I now have some of the tools you see here, and rescued most of the in-progress projects, as I have mentioned in a few previous blogs. Most are on the way to completion, a few are now finished.
     But now to what is perhaps a more interesting topic. I was asked recently, what was my recollection of the most outstanding thing about Richard’s modeling? It is an interesting question, and in trying to answer it, I want to go beyond the comments I made in writing the In Memoriam post I wrote about him (see link in the first paragraph of the present post).
     My core thought on this subject, of Richard’s truest talent, was his ability as a kitbasher, and that talent in turn arose from his phenomenal memory. Back 30 or more years ago, modelers of freight cars didn’t have an awful lot to work with. Resin was just emerging as a pathway to short-run kits for freight cars, and the accurate models of Innovative Model Works, Red Caboose, and InterMountain, and such successors as Kadee, Owl Mountain, or Tangent Scale Models, were still in the future. Instead, we had the injection-molded products of Mantua, Roundhouse, and yes, Athearn in Blue Boxes.
     Richard had spent a lot of time poring over those models and knew in great detail what the components (ends, roofs, etc.) were in each case. That is where the memory came in. He had spent even more hours poring over Train Shed volumes from different editions of the Car Builders Cyclopedia, as well as model magazines and prototype books. And he could remember the details of many, many prototype cars.
      So if you were to say to Richard, back in the day, “I would really like to model one of the high-side gondolas of the Wheeling & Lake Erie,” not only would he know the prototype you were thinking of, but would immediately say something like, “Well, the Mantua gondola has the right number of ribs, but you would have to change the ends. Probably the Athearn gondola end could be cut down to fit.” I could multiply examples like this endlessly.
     Numerous models in his collection were built in just this way. Most are so skillfully done that it is hard to decide which parts came from where — exactly as he would have wanted. In fact, it would take someone with his depth of knowledge to disentangle some of the assemblies of parts in his models. A good example is the Western Fruit Express car he built from a Silver Streak kit, and not only upgraded many details, but corrected the roughly 10 percent oversize car body (typical of many Silver Streak kits). This was described in Prototype Modeler magazine, in the issue for January 1986, pages 39 to 41. Here is a photo of the completed model:

This project brought into play all his modeling skills, and more importantly, his combination of prototype freight car knowledge, and knowledge of available model railroad parts and what they could represent.
     To illustrate, let me show a couple of photos of this model that were not in the magazine article. Richard knew from prototype photos that the roof ribs on this car were not evenly spaced, but had one narrow panel. He modeled that detail, along with the characteristic Fruit Growers hatch rest bars that you can see inboard of the ice hatches. (You can click on these images to enlarge them if you like.)

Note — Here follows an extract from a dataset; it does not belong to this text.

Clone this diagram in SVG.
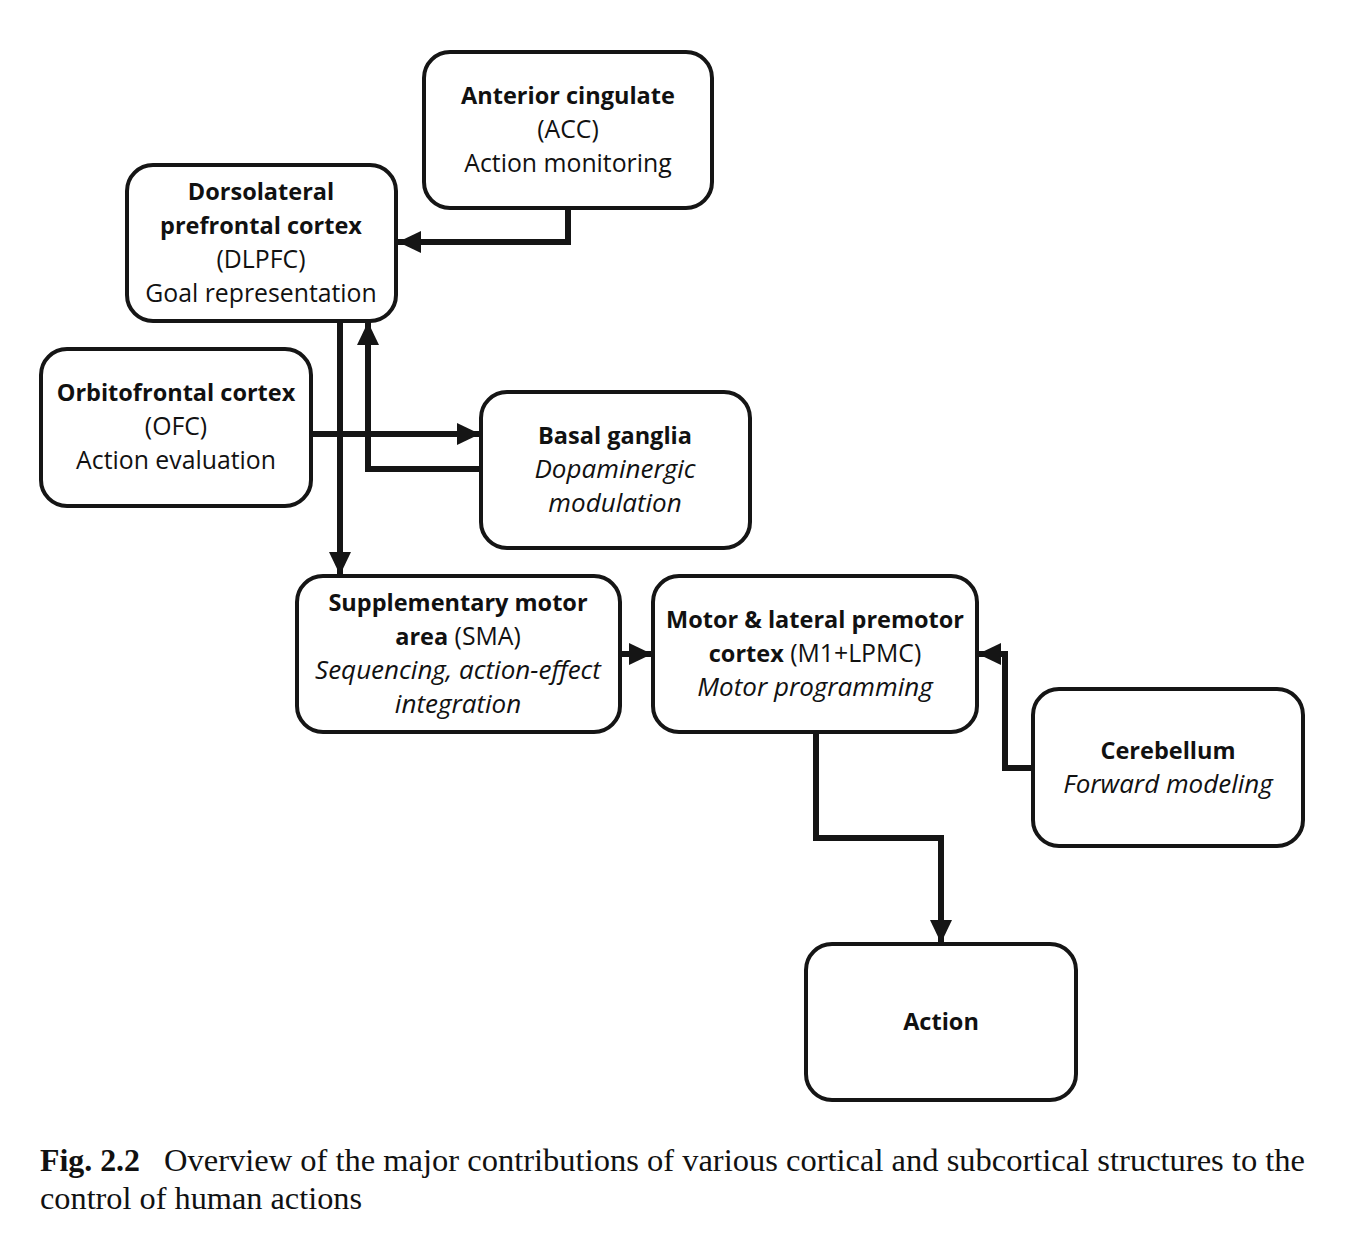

     For the underframe, he represented the steel center sill along with the truss rods, and did include K brake gear (all right for his modeling year of 1947), but did not otherwise add the kinds of detail that would not be visible when the car was on the track. Note, though, that he did include the brake reservoir servicing stencil.

     Or for a more extensive kind of kitbash, I greatly admire his model of a Santa Fe automobile car of Class FE-13. He has reproduced the reverse corrugated ends on these rebuilt cars, with modern steel sides, doors and roof (note roof is slightly raised), but still with its original, very deep underbody sills set back from the car side. This is not only a very distinctive prototype, but a model created from a range of different parts, assembled into an impressive model.

     These are only two of his models, but I think they help convey Richard’s modeling skills. Still, that is only one of things I miss about my friend Richard Hendrickson.